The Team Backlog contains all the items that must be finished during the Stroll. A Team Backlog is created by the project’s Tech Lead who assigns tasks out to other team members while personally retaining the best, most enjoyable tasks.
To avoid difficult to manage shared responsibility, each team member has a Personal Backlog of tasks that he or she is personally responsible for. If a team member does not finish all items on his or her Personal Backlog, the team member should not expect help from other team members who are expected to instead jump ahead to work for the next Stroll.
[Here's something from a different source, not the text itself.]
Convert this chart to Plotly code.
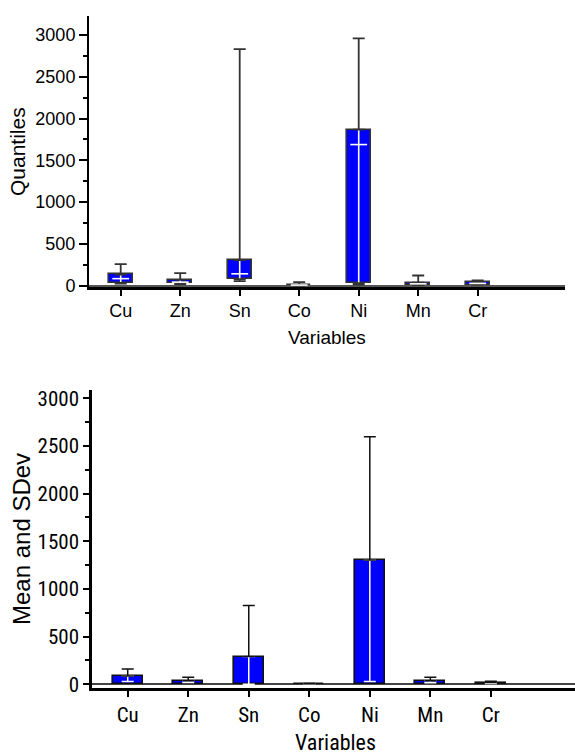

Building on the success of pair programming, LAFABLE incorporates pair managing, in which each developer or tester is watched by two managers. With two pairs of eyes on each task, it becomes extremely unlikely that an opportunity for micromanagement will go unnoticed.
Definition of Mostly Begun
Each team establishes a Definition of Mostly Begun. A task cannot be said to have begun until it complies with this definition. A typical definition of mostly begun includes:
- Developer has had morning caffeinated drink
- Developer has read favorite internet morning news site
- Developer has heard of the task
Once these things are complete, the developer is able to report in a daily standup that work on the task has begun.
Definition of Done on My Machine
Once a developer has seen a feature work even once on his or her own machine that feature may be reported as “Done on My Machine.” In LAFABLE, senior developers are held to a higher standard and cannot report something as Done on My Machine unless it has worked multiple times on their machines.
Definition of Mostly Done
In order to avoid communication problems, LAFABLE teams establish a Definition of Mostly Done. Once an item is Mostly Done, it is often deployed into production use. Doing so engages users in the testing process. Making users feel a part of the process is more important than giving them high quality features and so the product is delivered to them well before it should be.
Definition of We Really Mean It’s Done This Time
Finally, functionality reaches a state where the team really means it’s done this time. Really. They do. Except the testers have not touched it yet. That happens in Stabilization.
Testers Get First Look at the System
After all Strolls are complete, it is time to involve the testers. In LAFABLE, all testing is done during a lengthy Stabilization phase. Don’t worry, though, it’s not that lengthy. LAFABLE rules dictate that teams spend no more than half the time required to find and fix all defects, ensuring you beat your competitors to market with a low-quality release.
Product Owner’s Hidden Agenda Backlog
LAFABLE teams are told to “embrace change.” A product owner ensures a team’s ability to do this by deliberately holding some requirements back to be introduced later in the project. By introducing important functionality and architectural changes late in a project, a product owner can keep a team prepared for change at any time.
Because the written word is subject to interpretation and because all communication on LAFABLE projects is written, the product owner, Stroll Master and team members engage in a three-way battle. At stake is ownership of the intent of various statements in a document. Whichever group wins this battle and owns the intent will be able to say to others, “Well, I see how you could interpret this requirement that way, but let me assure you that isn’t what it means.”
Rapid Descoping Phase
The important, final phase on a LAFABLE project is the rapid descoping of all features that could not be delivered in the ample time provided to the team.
Release Choo Choo
During the Stabilization phase, the Release Choo Choo is shown to be a train wreck.
Train wreck! The Release Choo Choo goes off track, sliding off the top of the product backlog and crashing into reality.